Professor’s Book Receiving National Attention

Professor of Philosophy and Humanities Carlin Romano has been receiving a great deal of attention for his new book, America the Philosophical. It has been reviewed by more than 10 national newspapers, including the Wall Street Journal and The New York Times, and Romano has appeared on WHYY’s Radio Times and Book TV on C-SPAN.

Carlin Romano

Carlin Romano speaks with Marty Moss-Coane on Radio Times. Photo courtesy of WHYY.

America the Philosophical was featured on the cover of The New York Times Book Review, considered a special honor. Reviewer Anthony Gottlieb, author of The Dream of Reason, a history of philosophy, describes the book as “ambitious” and “an encyclopedic survey of the life of the mind in the United States.” He calls it “convincing” in its central claim that “America is not nearly so dumbed down as its detractors at home like to say.” Gottlileb adds, “Romano is enlightening when he analyzes American intellectual life and illustrates its liveliness.”

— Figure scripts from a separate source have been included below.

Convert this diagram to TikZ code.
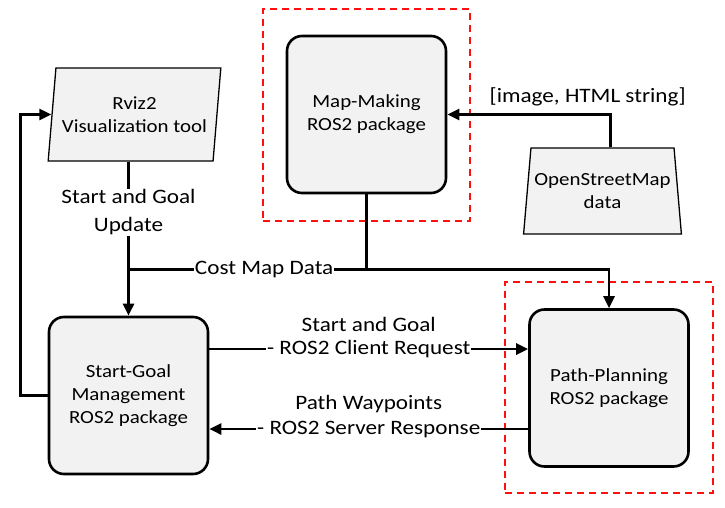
\documentclass[tikz,border=0pt]{standalone}
\usepackage{fontspec}
\setmainfont{Carlito}[FakeStretch=1.13]
\usepackage{tikz}
\usetikzlibrary{arrows.meta,calc,fit}
\usetikzlibrary{shapes.geometric}
\usepackage{xcolor}
\definecolor{boxgray}{HTML}{F2F2F2}
\definecolor{grpred}{HTML}{FF1010}
\newcommand{\boxfont}{\fontsize{18.5}{23}\selectfont}
\newcommand{\lblfont}{\fontsize{20.5}{28}\selectfont}
\tikzstyle{pkg}=[draw, line width=2.6pt, rounded corners=15pt, fill=boxgray, minimum width=159pt, minimum height=157pt, align=center, font=\boxfont]
\tikzstyle{io}=[draw, line width=1.3pt, fill=boxgray, trapezium, trapezium stretches=true, align=center, font=\boxfont]
\tikzstyle{flow}=[line width=2.6pt, -{Triangle[length=12pt,width=11pt]}]
\tikzstyle{wire}=[line width=2.6pt]
\tikzstyle{lbl}=[fill=white, inner sep=1pt, align=center, font=\lblfont]
\tikzstyle{group}=[draw=grpred, line width=1.2pt, dash pattern=on 7pt off 5pt, inner xsep=24pt, inner ysep=27pt]

\begin{document}
\begin{tikzpicture}[x=1pt, y=-1pt]
 \useasboundingbox (0,0) rectangle (725,508);
%
 \node[group, minimum width=207pt, minimum height=212pt] (mmgroup) at (366.5,115) {};
 \node[group, minimum width=208pt, minimum height=211pt] (ppgroup) at (609,387.5) {};
%
 \node[pkg] (mm) at (366.5,114.5) {Map-Making\\ROS2 package};
 \node[pkg] (sg) at (128.5,395.5) {Start-Goal\\Management\\ROS2 package};
 \node[pkg] (pp) at (609,388) {Path-Planning\\ROS2 package};
 \node[io, trapezium left angle=80, trapezium right angle=100, minimum width=173pt, minimum height=93pt] (rviz) at (134.5,114.5) {Rviz2\\Visualization tool};
 \node[io, trapezium left angle=80, trapezium right angle=80, minimum width=157pt, minimum height=86pt] (osm) at (602.5,191) {OpenStreetMap\\data};
%
 \draw[flow] (rviz.south -| sg.north) -- node[lbl, pos=0.33] {Start and Goal\\Update} (sg.north);
 \draw[wire] (mm.south) -- ++(0,75) coordinate (split);
 \draw[flow] (split) -| (pp.north);
 \draw[wire] (split) -- node[lbl, pos=0.43] {Cost Map Data} (split -| sg.north);
 \draw[flow] ($(osm.north)+(8,0)$) |- node[font=\lblfont, pos=0.57, above=4pt] {[image, HTML string]} (mm.east);
 \draw[flow] ($(sg.east)+(0,-46.5)$) coordinate (req) -- node[lbl, label={[font=\lblfont, inner sep=0pt, label distance=5pt]above:Start and Goal}] {- ROS2 Client Request} (req -| pp.west);
 \draw[flow] ($(pp.west)+(0,41)$) coordinate (resp) -- node[lbl, label={[font=\lblfont, inner sep=0pt, label distance=4pt]above:Path Waypoints}] {- ROS2 Server Response} (resp -| sg.east);
 \draw[flow] (sg.west) -- ++(-27,0) |- (rviz.west);
\end{tikzpicture}
\end{document}
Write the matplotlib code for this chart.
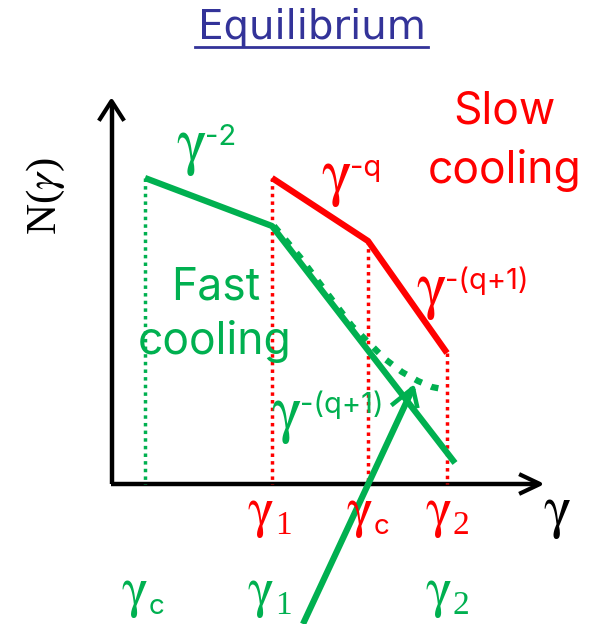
import numpy as np
import matplotlib.pyplot as plt

plt.rcParams['mathtext.fontset'] = 'stix'

GREEN = '#00b050'
RED = '#ff0000'
BLUE = '#333399'

# Schematic in pixel-like coordinates (x right, y down)
fast_x = [145, 272, 455]
fast_y = [178, 226, 463]
slow_x = [272, 368, 447]
slow_y = [178, 241, 353]
curve_x = [274, 300, 327, 352, 370, 385, 402, 418, 432, 447]
curve_y = [226, 257, 293, 326, 344, 359, 372, 381, 387, 390]
arrow_x = [303, 413]
arrow_y = [624, 388]

fig = plt.figure(figsize=(5.91, 6.24), dpi=100)
ax = fig.add_axes([0, 0, 1, 1])
ax.set_xlim(0, 591)
ax.set_ylim(624, 0)
ax.axis('off')

serif = 'Liberation Serif'
sans = 'Inter'
GAM = r'$\mathrm{\gamma}$'

#%% eixos
ax.plot([111.5, 111.5], [484, 103], color='k', lw=3.2, solid_capstyle='butt')
ax.plot([100, 111.5, 123], [119, 101, 119], color='k', lw=3)
ax.plot([111, 538], [484, 484], color='k', lw=3.2, solid_capstyle='butt')
ax.plot([521, 540, 521], [475, 484, 493], color='k', lw=3)

#%% verticais pontilhadas
ax.plot([fast_x[0], fast_x[0]], [fast_y[0], 484], color=GREEN, lw=2.5, ls=(0, (1, 1.2)))
for xv, yv in zip(slow_x, slow_y):
    ax.plot([xv, xv], [yv, 484], color=RED, lw=2.5, ls=(0, (1, 1.2)))

#%% espectros
ax.plot(fast_x, fast_y, color=GREEN, lw=4.5, solid_capstyle='butt')
ax.plot(slow_x, slow_y, color=RED, lw=4.5, solid_capstyle='butt')
ax.plot(curve_x, curve_y, color=GREEN, lw=4.5, ls=(0, (1.2, 1.6)))

#%% seta
ax.plot(arrow_x, arrow_y, color=GREEN, lw=4.5, solid_capstyle='butt')
ax.plot([393, 413, 417], [404, 388, 406], color=GREEN, lw=3.2)

#%% titulo
ax.text(311.5, 39, 'Equilibrium', color=BLUE, fontsize=29, family='DejaVu Sans',
        ha='center', va='baseline')
ax.plot([195, 428], [47, 47], color=BLUE, lw=2)

#%% rotulos
ax.text(46, 196, r'N($\gamma$)', rotation=90, fontsize=31, family=serif,
        ha='center', va='center', color='k')
ax.text(557, 526, GAM, fontsize=42, ha='center', va='baseline', color='k')


def power(xl, yb, sup, color):
    ax.text(xl, yb, GAM, fontsize=46, color=color, ha='left', va='baseline')
    ax.text(xl + 29, yb - 17, sup, fontsize=21, family=sans, color=color,
            ha='left', va='baseline')


power(176, 162, '-2', GREEN)
power(321, 193, '-q', RED)
power(416, 306, '-(q+1)', RED)
power(271, 430, '-(q+1)', GREEN)

ax.text(216, 300, 'Fast', color=GREEN, fontsize=32, family=sans, ha='center', va='baseline')
ax.text(215, 354, 'cooling', color=GREEN, fontsize=32, family=sans, ha='center', va='baseline')
ax.text(504, 123, 'Slow', color=RED, fontsize=32, family=sans, ha='center', va='baseline')
ax.text(505, 183, 'cooling', color=RED, fontsize=32, family=sans, ha='center', va='baseline')


def sub(x, y, s, color):
    ax.text(x, y, GAM, fontsize=40, color=color, ha='right', va='baseline')
    if s == 'c':
        ax.text(x + 1, y + 8, s, fontsize=20, family=sans, color=color,
                ha='left', va='baseline')
    else:
        ax.text(x + 1, y + 8, s, fontsize=24, family=serif, color=color,
                ha='left', va='baseline')


red_ticks = [(274, '1'), (373, 'c'), (452, '2')]
green_ticks = [(148, 'c'), (274, '1'), (452, '2')]
for xv, s in red_ticks:
    sub(xv, 526, s, RED)
for xv, s in green_ticks:
    sub(xv, 606, s, GREEN)

fig.savefig('out.png', dpi=100)
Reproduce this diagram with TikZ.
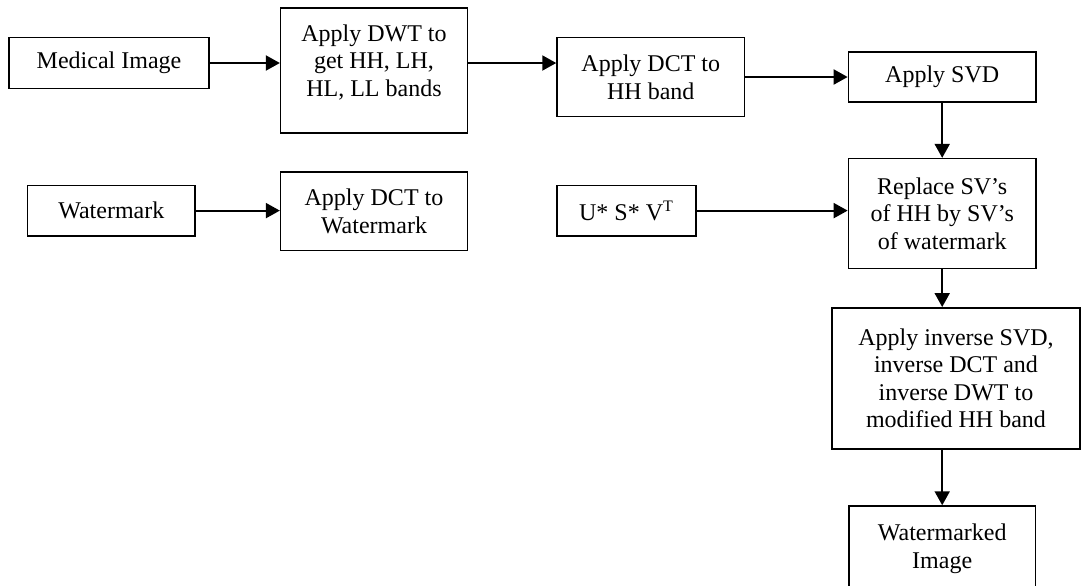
\documentclass[tikz,border=0pt]{standalone}
\usepackage{fontspec}
\setmainfont{Liberation Serif}
\usetikzlibrary{arrows.meta}

\begin{document}
\begin{tikzpicture}[x=0.5pt,y=-0.5pt,
  blk/.style={draw,line width=0.75pt,align=center,inner sep=2pt,
    font=\fontsize{12}{13.8}\selectfont},
  flow/.style={line width=1pt,-{Triangle[length=7pt,width=7.5pt]}}]
\useasboundingbox (0,0) rectangle (1081,585);

% upper row: the medical image
\node[blk,minimum width=100pt,minimum height=25.3pt] (med) at (109,63) {Medical Image};
\node[blk,minimum width=93.4pt,minimum height=62.5pt,text depth=10.3pt] (dwt) at (374,70.7)
  {Apply DWT to\\get HH, LH,\\HL, LL bands};
\node[blk,minimum width=93.8pt,minimum height=39.3pt] (dct) at (650.8,77) {Apply DCT to\\HH band};
\node[blk,minimum width=93.8pt,minimum height=25pt] (svd) at (942.2,77) {Apply SVD};

% lower row: the watermark
\node[blk,minimum width=83.7pt,minimum height=25.2pt] (wm) at (111.3,210.6) {Watermark};
\node[blk,minimum width=93.4pt,minimum height=39.2pt] (dctw) at (374,211.2) {Apply DCT to\\Watermark};
\node[blk,minimum width=69.5pt,minimum height=25.2pt] (usv) at (626.5,210.6) {U* S* V\textsuperscript{T}};
\node[blk,minimum width=93.8pt,minimum height=55pt] (rep) at (942.2,213.6)
  {Replace SV’s\\of HH by SV’s\\of watermark};

% right column, the last box runs off the page
\node[blk,minimum width=124pt,minimum height=70.5pt] (inv) at (956,378.3)
  {Apply inverse SVD,\\inverse DCT and\\inverse DWT to\\modified HH band};
\node[blk,minimum width=93.3pt,minimum height=43pt] (wmi) at (942.2,549) {Watermarked\\Image};

\draw[flow] (med.east) -- (med.east -| dwt.west);
\draw[flow] (dwt.east |- med.east) -- (dct.west |- med.east);
\draw[flow] (dct.east |- svd.west) -- (svd.west);
\draw[flow] (svd.south) -- (rep.north);
\draw[flow] (wm.east) -- (wm.east -| dctw.west);
\draw[flow] (usv.east) -- (usv.east -| rep.west);
\draw[flow] (rep.south) -- (rep.south |- inv.north);
\draw[flow] (inv.south -| wmi.north) -- (wmi.north);
\end{tikzpicture}
\end{document}
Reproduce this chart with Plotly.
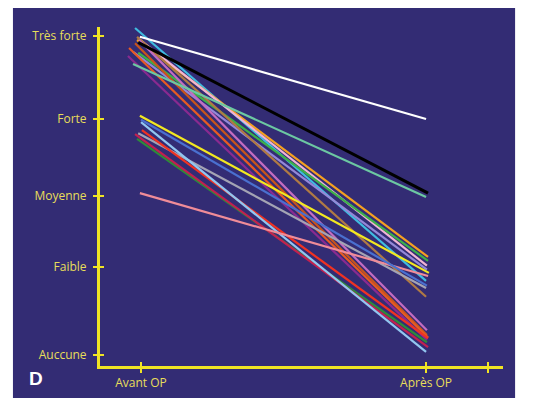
import plotly.graph_objects as go

# ---- data ----
tick_labels = ["Auccune", "Faible", "Moyenne", "Forte", "Très forte"]
tick_values = [0, 1.1, 2.0, 2.96, 4]
x_labels = ["Avant OP", "Après OP", ""]
x_tick_values = [1, 2, 2.218]

avant_x = [0.979, 0.986, 0.993, 0.972, 0.99, 0.986, 0.993, 0.979, 0.954, 0.958, 0.99,
           1.003, 0.986, 0.979, 1.0, 0.972, 0.99, 0.996, 0.996, 1.0, 0.996]
avant_y = [4.10, 3.95, 3.96, 3.80, 3.79, 3.99, 3.95, 3.91, 3.75, 3.85, 2.78,
           2.82, 2.71, 2.77, 2.92, 3.65, 3.92, 2.03, 3.00, 2.95, 3.99]
apres_x = [2.0, 2.007, 2.003, 2.003, 2.007, 2.0, 2.003, 2.003, 2.003, 2.007, 2.0,
           2.007, 2.003, 2.007, 2.0, 2.0, 2.007, 2.007, 2.01, 2.003, 2.0]
apres_y = [0.93, 1.23, 1.12, 1.07, 1.18, 0.73, 0.31, 0.25, 0.19, 0.22, 0.84,
           0.21, 0.16, 0.10, 0.04, 1.98, 2.03, 0.99, 1.03, 0.87, 2.96]

palette = ["#3FBCE0", "#F5A020", "#F0B4D4", "#9488D8", "#3CB04A", "#B07A44", "#C46CC0",
           "#C8541C", "#8A2A90", "#E85A22", "#A4A4B4", "#F03222", "#2E8A3A", "#C22050",
           "#92C6F0", "#6CC8A2", "#000000", "#F08C98", "#F2E820", "#4A70D0", "#FFFFFF"]

fig = go.Figure()
for i in range(len(avant_x)):
    fig.add_trace(go.Scatter(
        x=[avant_x[i], apres_x[i]], y=[avant_y[i], apres_y[i]],
        mode="lines", line=dict(color=palette[i], width=3 if palette[i] == "#000000" else 2.2),
        showlegend=False, hoverinfo="skip"))

# invisible trace to host crossing-tick overlay axes
fig.add_trace(go.Scatter(x=[1], y=[0], xaxis="x2", yaxis="y2", mode="markers",
                         marker=dict(opacity=0), showlegend=False, hoverinfo="skip"))

axis_yellow = "#F0E424"
label_col = "#E8DE5A"
font = dict(family="Open Sans", size=12, color=label_col)

xr = [0.856, 2.27]
yr = [-0.138, 4.113]

fig.update_layout(
    width=543, height=398,
    margin=dict(l=92, r=48, t=19, b=40),
    paper_bgcolor="white",
    plot_bgcolor="rgba(0,0,0,0)",
    xaxis=dict(range=xr, tickvals=x_tick_values, ticktext=x_labels, showgrid=False,
               zeroline=False, showline=True, linecolor=axis_yellow, linewidth=3,
               ticks="outside", ticklen=4, tickwidth=2, tickcolor=axis_yellow,
               tickfont=font, fixedrange=True),
    yaxis=dict(range=yr, tickvals=tick_values, ticktext=tick_labels, showgrid=False,
               zeroline=False, showline=True, linecolor=axis_yellow, linewidth=3,
               ticks="outside", ticklen=4, tickwidth=2, tickcolor=axis_yellow,
               tickfont=font, ticklabelstandoff=4, fixedrange=True),
    xaxis2=dict(range=xr, overlaying="x", tickvals=x_tick_values, showticklabels=False,
                showgrid=False, zeroline=False, showline=False, ticks="inside",
                ticklen=4, tickwidth=2, tickcolor=axis_yellow, side="bottom"),
    yaxis2=dict(range=yr, overlaying="y", tickvals=tick_values, showticklabels=False,
                showgrid=False, zeroline=False, showline=False, ticks="inside",
                ticklen=4, tickwidth=2, tickcolor=axis_yellow, side="left"),
    shapes=[dict(type="rect", xref="paper", yref="paper", x0=-0.216, x1=1.03,
                 y0=-0.13, y1=1.056, fillcolor="#332C74", line=dict(width=0),
                 layer="below")],
    annotations=[dict(text="<b>D</b>", xref="paper", yref="paper", x=-0.159, y=-0.038,
                      xanchor="center", yanchor="middle", showarrow=False,
                      font=dict(family="Liberation Sans", size=19, color="white"))],
)

fig.write_html("out.html")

Michael S. Roth, President of Wesleyan Univeristy, reviewed the book in The Washington Post July 22, and concludes that there are enough “intelligent reflections on a diverse group of American writers” to make the book worthwhile. Reviewer Jonathan Ree wrote in The Philadelphia Inquirer that Romano pays tribute to “range of outside thinkers” who have “challenged the ‘great white men’ who used to treat the philosophical world as their own exclusive fiefdom.”

The book rejects the myth that America is “unphilosophical,” arguing that America today towers as the most philosophical culture in the history of the world, an unprecedented  marketplace of truth and argument that far surpasses ancient Greece or anyplace else. Romano takes on the widely held belief that ours is an anti–intellectual society, arguing that ordinary Americans see through phony philosophical justifications faster than anyone else, and that the best of our thinkers abandon artificial academic debates for fresh intellectual enterprises such as cyberphilosophy. An adapted introduction from the book is the centerfold of The Chronicle of Higher Education‘s Chronicle Review in its May 15 issue.

Romano has been on a nationwide tour for the book most of June. A video of his one-hour “Book TV” conversation with Julia Keller, the Pulitzer-Prize-winning cultural critic of The Chicago Tribune, appeared on C-SPAN. He is Critic-at-Large of The Chronicle of Higher Education and served as literary critic of The Philadelphia Inquirer for 25 years. His criticism has appeared in The Nation, The New Yorker, The New York Times, The Village Voice, Harper’s, The American Scholar, The Times Literary Supplement and many other publications. A former president of the National Book Critics Circle, he was a finalist for the 2006 Pulitzer Prize in Criticism, cited for “bringing new vitality to the classic essay across a formidable array of topics.” He lives in Philadelphia.